- Directed by: Ray McCarey
- Written by: Harold Buchman Lee Loeb Paul Hervey Fox
- Produced by: Walter Morosco
- Starring: Cesar Romero Carole Landis Milton Berle
- Cinematography: Charles G. Clarke
- Edited by: J. Watson Webb Jr.
- Production company: Twentieth Century-Fox
- Distributed by: Twentieth Century-Fox
- Release date: January 16, 1942;
- Running time: 66-70 minutes
- Country: United States
- Language: English

= A Gentleman at Heart =

1942 film by Ray McCarey

A Gentleman at Heart is a 1942 romantic comedy film starring Cesar Romero, Carole Landis, and Milton Berle. A bookie acquires an interest in an art gallery.

==Plot==

Lucky Cullen (Milton Berle) gets into trouble when his boss, bookie Tony Miller (Cesar Romero), finds out that Lucky has bet (and lost) $5000 under a false identity. Tony gives Lucky 24 hours to settle the debt.

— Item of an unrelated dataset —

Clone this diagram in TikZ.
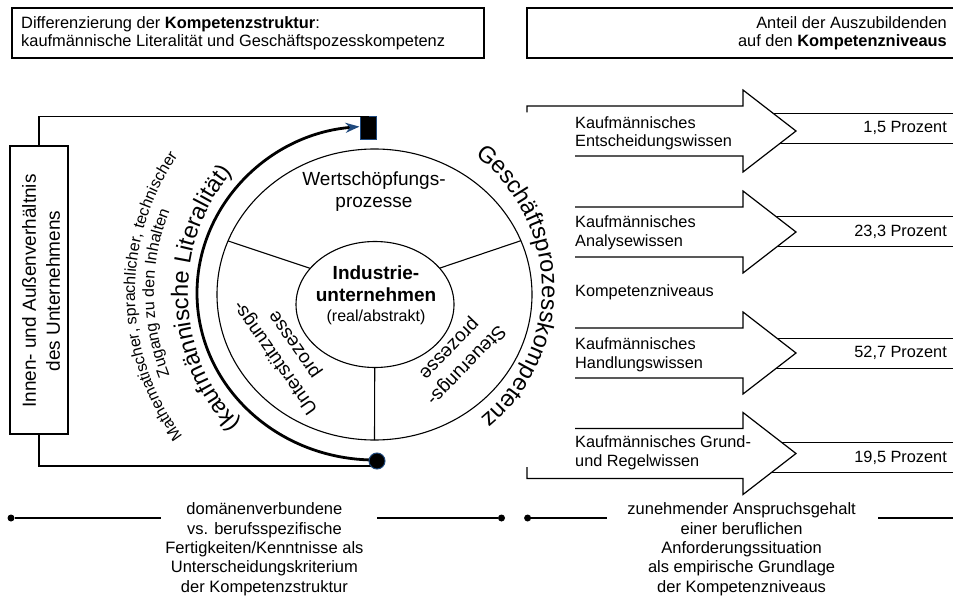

Lucky learns that he has inherited a Fifth Avenue art gallery from his uncle. When he and Tony check it out, however, Helen Mason (Carole Landis) informs them that the business is so far in debt it is worthless. Attracted to Helen, Tony cancels Lucky's debt in exchange for the gallery. He takes Helen out to dinner and gets her to start teaching him about art. When Tony finds gallery employee Stewart Haines (Richard Derr) kissing Helen, he sends Stewart on a buying trip to Europe.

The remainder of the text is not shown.